Die 100 besten Musiker aller Zeiten: The Shirelles – Essay von Paul Shaffer
Sie waren nicht die erste Girlgroup, aber die erste mit einer ganzen Palette von Hits.
Die Shirelles hatten einen „Sound“ – ein Terminus, der für die Vocal-Group-Ära der Sechziger von eminenter Bedeutung war.
Shirley Alston Reeves, für die meisten Lead-Vocals zuständig, klang gefühlvoll und lebensnah. Wenn sie sang „Baby, it’s you“, fühlte man sich tatsächlich angesprochen.
Sie waren nicht die erste Girlgroup, aber die erste mit einer ganzen Palette von Hits. Sie beeinflussten so ziemlich alle – von den Ronettes über Motown-Bands wie den Supremes bis hin zu den Beatles, die „Baby It’s You“ und „Boys“ coverten. Sie bekamen allerdings auch einige der besten Songs vorgelegt, die jemals geschrieben wurden: „Will You Love Me Tomorrow“, „Soldier Boy“, „Tonight’s The Night“ oder „Mama Said“.
„Doo ron, day ron, day ron day papa, doo ron“ singen sie alle
Interessant ist aber, dass sie „I Met Him On A Sunday“, ihren ersten Hit, selbst schrieben, als sie noch in New Jersey auf die Highschool gingen. Und bereits auf dieser Aufnahme kombinierten sie Doo-Wop mit den griffigen Melodien aus der Popmusik. Die Aufnahme beginnt mit der ganzen Gruppe: „Doo ron, day ron, day ron day papa, doo ron“ singen sie alle, bis sich dann die Lead-Vocals herausschälen: „Well, I met him on a sunday …“
Als Kind saß ich nach der Schule zu Hause und spielte ihre Songs auf dem Klavier nach.

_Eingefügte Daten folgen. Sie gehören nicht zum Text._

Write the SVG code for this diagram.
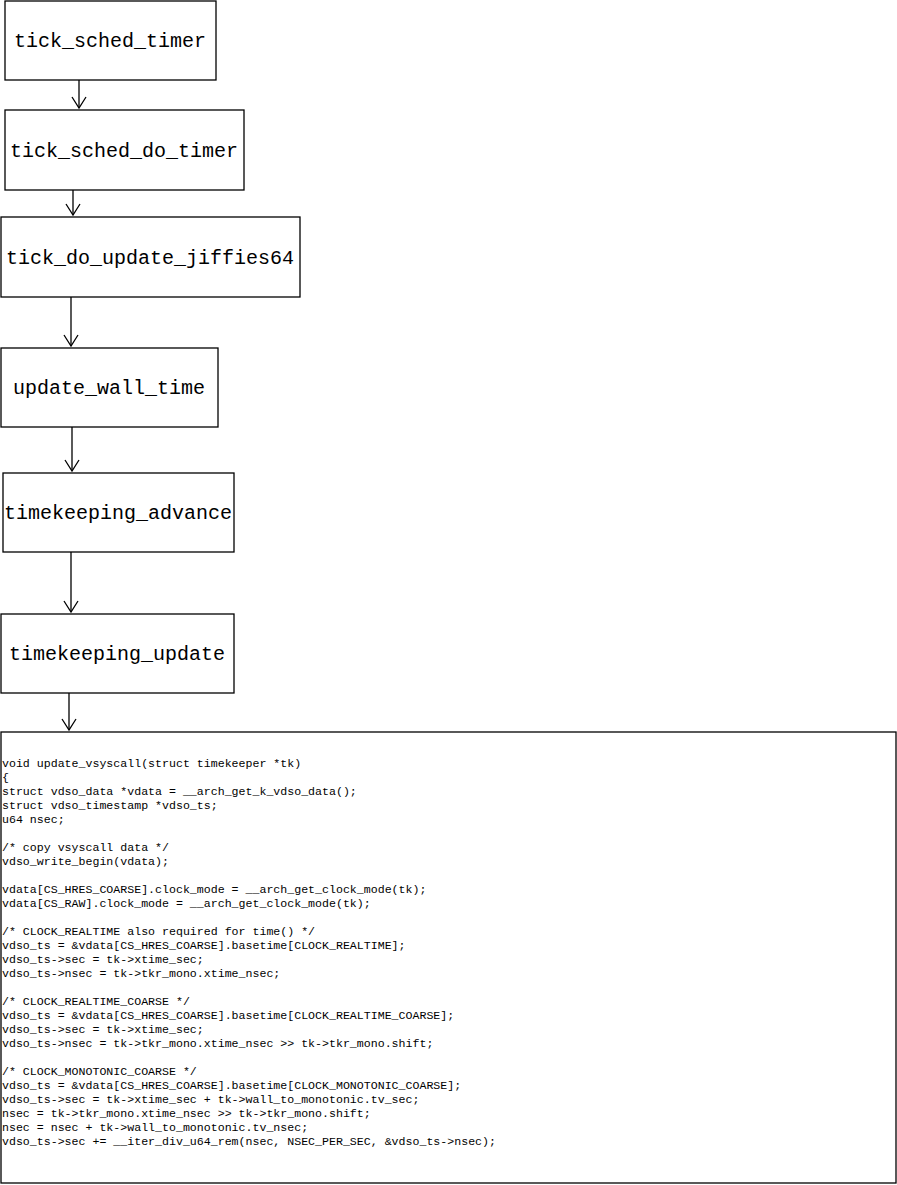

Später, in den frühen Neunzigern, hatte ich nochmal ein ähnlich inspirierendes Erlebnis, als die Shirelles von der „Rhythm & Blues Foundation“ geehrt wurden: Die drei noch lebenden Mitglieder – Shirley, Beverly Lee und Doris Jackson – waren zu der Preisverleihung erschienen; Addie „Mikki“ Harris war bereits 1982 gestorben. Ich hatte gehört, dass sie sich seit Jahren nicht mehr gesehen hatten – und man hinter den Kulissen etwas nervös war, als die drei schließlich auf die Bühne kamen.
Ein Auftritt war nicht vorgesehen, aber als Doris den Award in die Hand nahm, sagte sie nur: „This is dedicated to the one I love“ – und dann legten sie los und sangen es. Die Begleitband stieg ein, und die Zuschauer konnten es kaum fassen. Und Shirley, Berverly und Doris hatten so viel Spaß, dass sie „Soldier Boy“ noch gleich dranhingen. Dies war eine Gruppe, die seit Jahren nicht mehr zusammen gesungen hatte, aber sie klangen einfach göttlich. Ich habe stramm gestanden und salutiert. Ich konnte einfach nicht anders.